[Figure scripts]
* begin *

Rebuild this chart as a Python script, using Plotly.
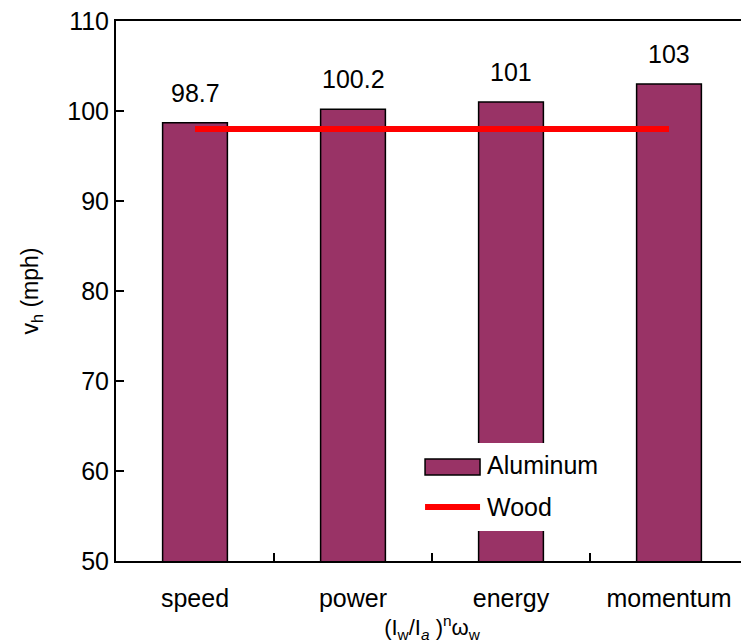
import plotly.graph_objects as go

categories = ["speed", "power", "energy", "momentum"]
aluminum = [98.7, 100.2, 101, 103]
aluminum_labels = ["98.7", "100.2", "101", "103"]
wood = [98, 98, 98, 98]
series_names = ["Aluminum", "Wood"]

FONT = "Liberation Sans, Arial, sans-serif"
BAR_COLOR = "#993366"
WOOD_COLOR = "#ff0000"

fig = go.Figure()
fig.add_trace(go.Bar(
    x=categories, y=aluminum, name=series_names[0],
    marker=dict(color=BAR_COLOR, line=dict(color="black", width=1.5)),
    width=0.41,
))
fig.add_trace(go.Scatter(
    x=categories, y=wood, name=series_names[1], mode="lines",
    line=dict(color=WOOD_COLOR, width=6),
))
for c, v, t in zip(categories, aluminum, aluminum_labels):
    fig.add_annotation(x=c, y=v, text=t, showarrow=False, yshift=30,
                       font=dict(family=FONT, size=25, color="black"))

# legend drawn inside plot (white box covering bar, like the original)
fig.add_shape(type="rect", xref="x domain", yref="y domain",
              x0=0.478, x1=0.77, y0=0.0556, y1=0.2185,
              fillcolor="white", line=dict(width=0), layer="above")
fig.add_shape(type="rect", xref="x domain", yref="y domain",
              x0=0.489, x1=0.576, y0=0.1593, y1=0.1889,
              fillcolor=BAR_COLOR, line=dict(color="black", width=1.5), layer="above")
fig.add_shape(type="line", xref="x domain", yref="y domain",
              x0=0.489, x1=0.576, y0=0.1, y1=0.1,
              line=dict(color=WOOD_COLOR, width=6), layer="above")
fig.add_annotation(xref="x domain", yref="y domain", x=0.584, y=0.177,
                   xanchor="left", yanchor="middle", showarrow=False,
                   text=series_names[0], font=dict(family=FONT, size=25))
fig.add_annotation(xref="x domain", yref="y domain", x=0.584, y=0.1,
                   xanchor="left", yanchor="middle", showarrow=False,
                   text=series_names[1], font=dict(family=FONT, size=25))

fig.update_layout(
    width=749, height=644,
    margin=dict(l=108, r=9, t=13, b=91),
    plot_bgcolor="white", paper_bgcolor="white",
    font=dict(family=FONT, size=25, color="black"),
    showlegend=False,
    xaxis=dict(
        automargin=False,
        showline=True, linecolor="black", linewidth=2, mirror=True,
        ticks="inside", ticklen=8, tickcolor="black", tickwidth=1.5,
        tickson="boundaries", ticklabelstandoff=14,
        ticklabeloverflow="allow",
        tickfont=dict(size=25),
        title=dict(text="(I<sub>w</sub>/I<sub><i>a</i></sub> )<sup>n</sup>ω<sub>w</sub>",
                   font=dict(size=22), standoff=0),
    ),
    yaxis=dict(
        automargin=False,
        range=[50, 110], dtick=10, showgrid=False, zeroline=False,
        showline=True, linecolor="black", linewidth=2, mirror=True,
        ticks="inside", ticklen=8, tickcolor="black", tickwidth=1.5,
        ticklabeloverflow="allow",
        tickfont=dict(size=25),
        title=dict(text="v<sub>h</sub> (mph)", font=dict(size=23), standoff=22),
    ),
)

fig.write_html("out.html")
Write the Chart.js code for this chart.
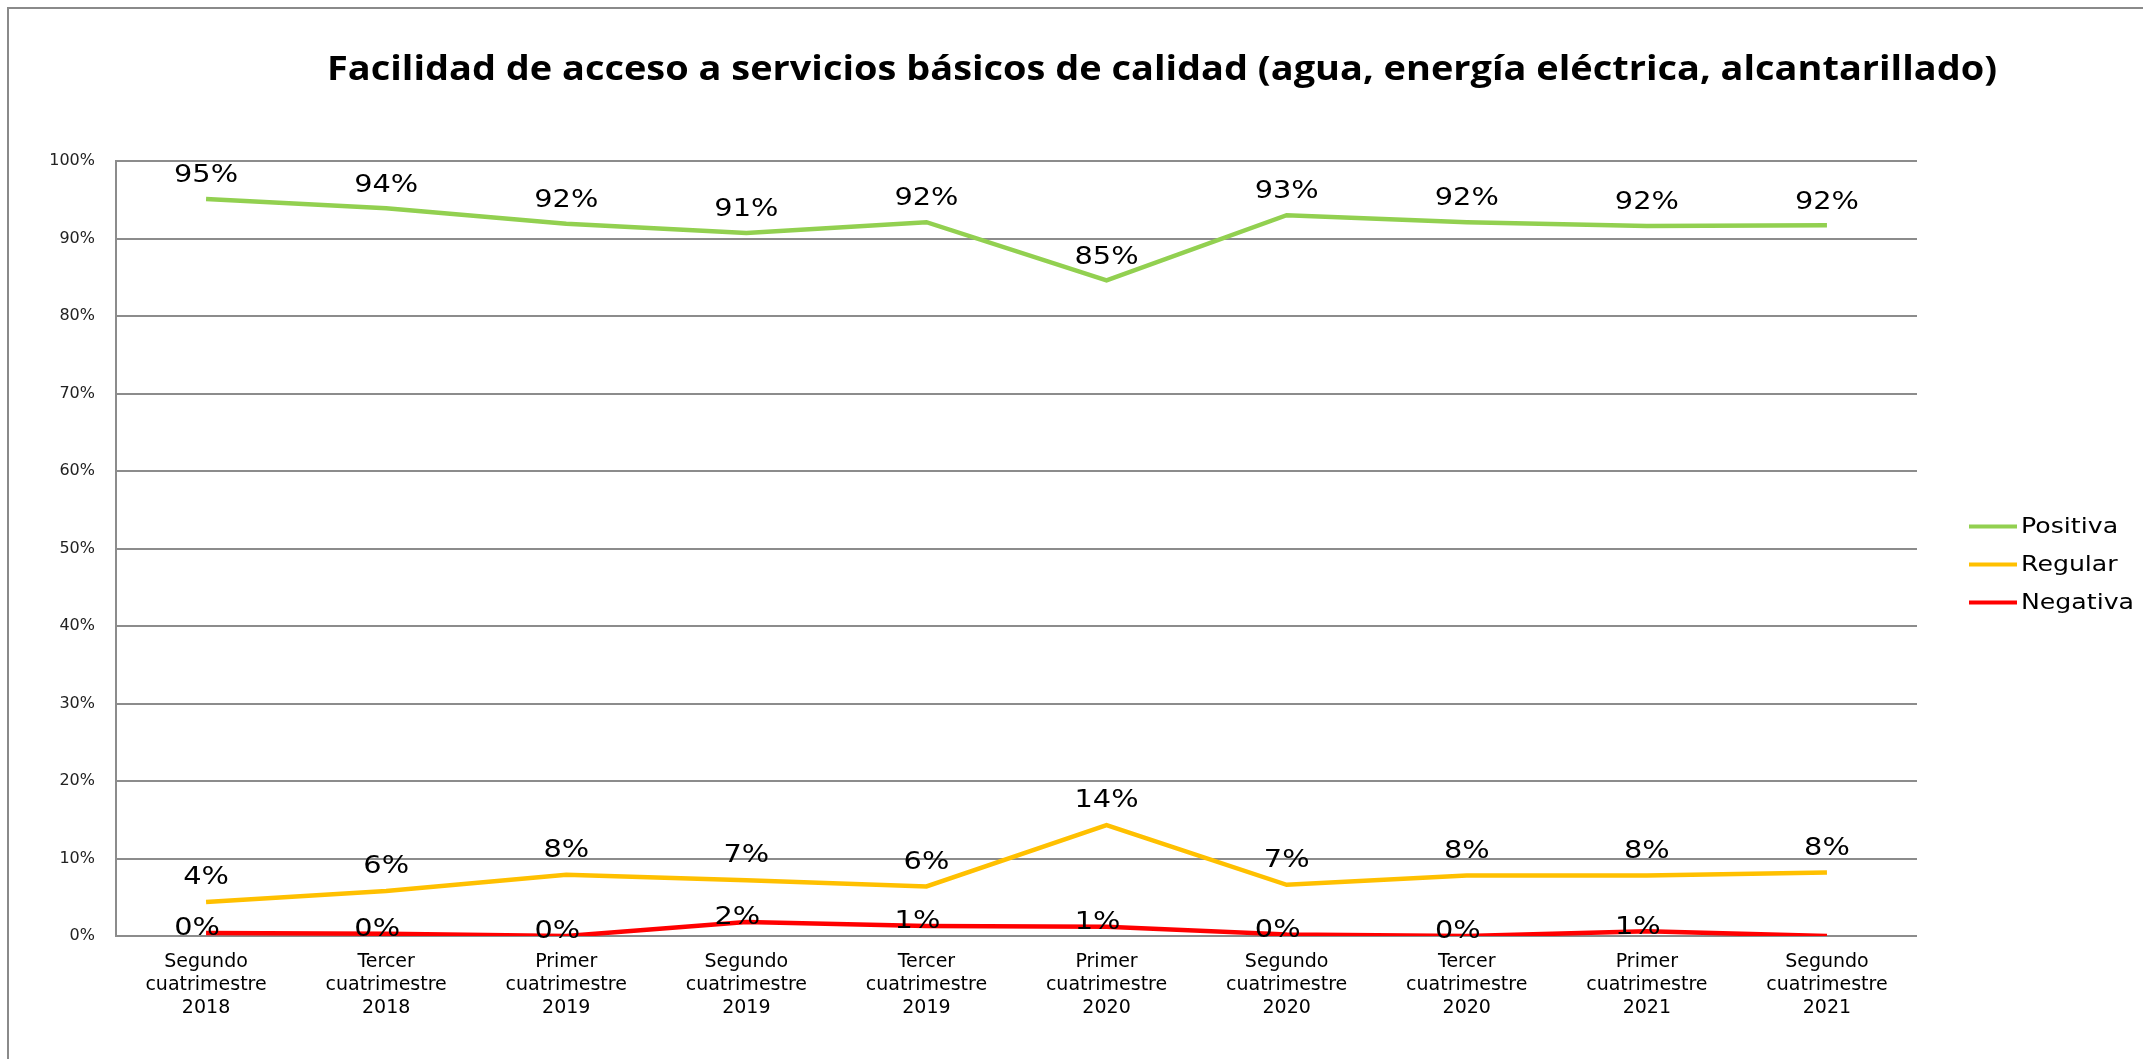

* end *

=== SET TASK ===
Except for the pictures, copy every line of the records above exactly.

=== ANSWER TO THE PROBLEM ===
Rebuild this chart as a Python script, using Plotly.
import plotly.graph_objects as go

categories = ["speed", "power", "energy", "momentum"]
aluminum = [98.7, 100.2, 101, 103]
aluminum_labels = ["98.7", "100.2", "101", "103"]
wood = [98, 98, 98, 98]
series_names = ["Aluminum", "Wood"]

FONT = "Liberation Sans, Arial, sans-serif"
BAR_COLOR = "#993366"
WOOD_COLOR = "#ff0000"

fig = go.Figure()
fig.add_trace(go.Bar(
    x=categories, y=aluminum, name=series_names[0],
    marker=dict(color=BAR_COLOR, line=dict(color="black", width=1.5)),
    width=0.41,
))
fig.add_trace(go.Scatter(
    x=categories, y=wood, name=series_names[1], mode="lines",
    line=dict(color=WOOD_COLOR, width=6),
))
for c, v, t in zip(categories, aluminum, aluminum_labels):
    fig.add_annotation(x=c, y=v, text=t, showarrow=False, yshift=30,
                       font=dict(family=FONT, size=25, color="black"))

# legend drawn inside plot (white box covering bar, like the original)
fig.add_shape(type="rect", xref="x domain", yref="y domain",
              x0=0.478, x1=0.77, y0=0.0556, y1=0.2185,
              fillcolor="white", line=dict(width=0), layer="above")
fig.add_shape(type="rect", xref="x domain", yref="y domain",
              x0=0.489, x1=0.576, y0=0.1593, y1=0.1889,
              fillcolor=BAR_COLOR, line=dict(color="black", width=1.5), layer="above")
fig.add_shape(type="line", xref="x domain", yref="y domain",
              x0=0.489, x1=0.576, y0=0.1, y1=0.1,
              line=dict(color=WOOD_COLOR, width=6), layer="above")
fig.add_annotation(xref="x domain", yref="y domain", x=0.584, y=0.177,
                   xanchor="left", yanchor="middle", showarrow=False,
                   text=series_names[0], font=dict(family=FONT, size=25))
fig.add_annotation(xref="x domain", yref="y domain", x=0.584, y=0.1,
                   xanchor="left", yanchor="middle", showarrow=False,
                   text=series_names[1], font=dict(family=FONT, size=25))

fig.update_layout(
    width=749, height=644,
    margin=dict(l=108, r=9, t=13, b=91),
    plot_bgcolor="white", paper_bgcolor="white",
    font=dict(family=FONT, size=25, color="black"),
    showlegend=False,
    xaxis=dict(
        automargin=False,
        showline=True, linecolor="black", linewidth=2, mirror=True,
        ticks="inside", ticklen=8, tickcolor="black", tickwidth=1.5,
        tickson="boundaries", ticklabelstandoff=14,
        ticklabeloverflow="allow",
        tickfont=dict(size=25),
        title=dict(text="(I<sub>w</sub>/I<sub><i>a</i></sub> )<sup>n</sup>ω<sub>w</sub>",
                   font=dict(size=22), standoff=0),
    ),
    yaxis=dict(
        automargin=False,
        range=[50, 110], dtick=10, showgrid=False, zeroline=False,
        showline=True, linecolor="black", linewidth=2, mirror=True,
        ticks="inside", ticklen=8, tickcolor="black", tickwidth=1.5,
        ticklabeloverflow="allow",
        tickfont=dict(size=25),
        title=dict(text="v<sub>h</sub> (mph)", font=dict(size=23), standoff=22),
    ),
)

fig.write_html("out.html")
Write the Chart.js code for this chart.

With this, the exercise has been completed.